Originaire de Nantes, Marie-Emmanuelle Verhoeven a vécu dix ans au Chili, de 1985 à 1995. D'après un exilé chilien tenant à rester anonyme, et qui témoignait auprès de Rue 89, Marie-Emmanuelle Verhoeven rencontre un Chilien, à Nantes, en 1983. Selon Ouest-France, la Nantaise faisait alors partie de comités de soutien locaux à l’Amérique latine, comme le comité de solidarité avec le Nicaragua. Ensemble, ils rallient le pays d'Amérique du Sud en 1985. Là-bas, elle rencontre son second mari, un homme engagé à gauche. La Française, pro-Allende, aurait ensuite, selon certains amis de l'époque, vadrouillé au Nicaragua, où elle aurait alors rencontré des membres influents du FPMR. "Oui, j'étais à gauche. Oui, j'ai été hostile à la dictature de Pinochet. […] Mais je n'ai jamais fait partie du FPMR", assure-t-elle au Parisien.

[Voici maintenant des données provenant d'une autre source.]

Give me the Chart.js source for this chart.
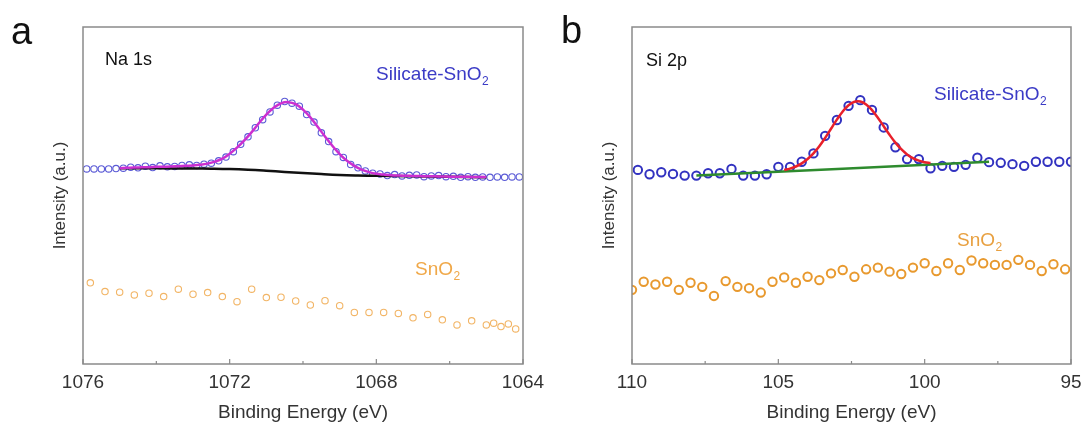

Peu après le retour de la démocratie au Chili, la Française travaille à l'administration pénitentiaire, sur le transfert des prisonniers politiques dans une prison de haute sécurité. Elle rencontre y deux membres d'une branche dissidente du FPMR, incarcérés pour l'assassinat du sénateur. "Ils ont toujours dit que c'était eux, jamais dit que c'était d'autres. Le chef du commando a dit que c'était sa responsabilité", souligne t-elle auprès de l'AFP, après sa libération en Inde. Alors quand un ancien policier voit en elle la "Comandante Ana", Marie-Emmanuelle Verhoeven balaie cette accusation : "Si j'avais été un grand commandant, qu'est-ce que j'aurais été faire à la prison pour travailler auprès des gens qui avaient assassiné? C'est aberrant!"
- Arrêtée en Allemagne, puis en Inde.
Après avoir divorcé, elle rentre en France en 1995. "A mon retour du Chili en France, j'ai mené une vie ordinaire et tranquille", assure-t-elle. Elle confirme toutefois avoir "accéléré [son] retour en France", se savant suivie, surveillée. En 2011, d'après Ouest-France, elle vivait dans la commune de Saint-Herblain, en périphérie de Nantes. Mais en janvier 2014, la Française est interpellée une première fois à l'aéroport d'Hambourg, en Allemagne, sur demande de la justice chilienne. Mais l'Allemagne refusera d'extrader Marie-Emmanuelle Verhoeven vers le Chili et la quinquagénaire sera libérée en juin. En février 2015, alors qu'elle se rendait en Inde afin d'accomplir "un pèlerinage bouddhiste", elle est arrêtée à la frontière indo-népalaise par Interpol. La Française est alors visée par une "notice rouge" de l'organisation internationale de la police, annulée depuis.
Détenue à New Delhi dans la prison de Tihar, la plus grande d'Asie, la Française a été libérée sous contrôle judiciaire, le 24 juin dernier. Elle avait entamé, une dizaine de jours auparavant, une grève de la faim illimitée pour exiger sa libération. "Cette liberté me redonne une liberté de parole qui est, je crois, ma meilleure protection", se réjouit-elle. Pour autant, cette libération n'est qu'une première étape, puisque l'Inde doit désormais statuer sur son extradition, que le Chili réclame. Auprès du Parisien, Marie-Emmanuelle Verhoeven confie : "Je voudrais que cette histoire finisse".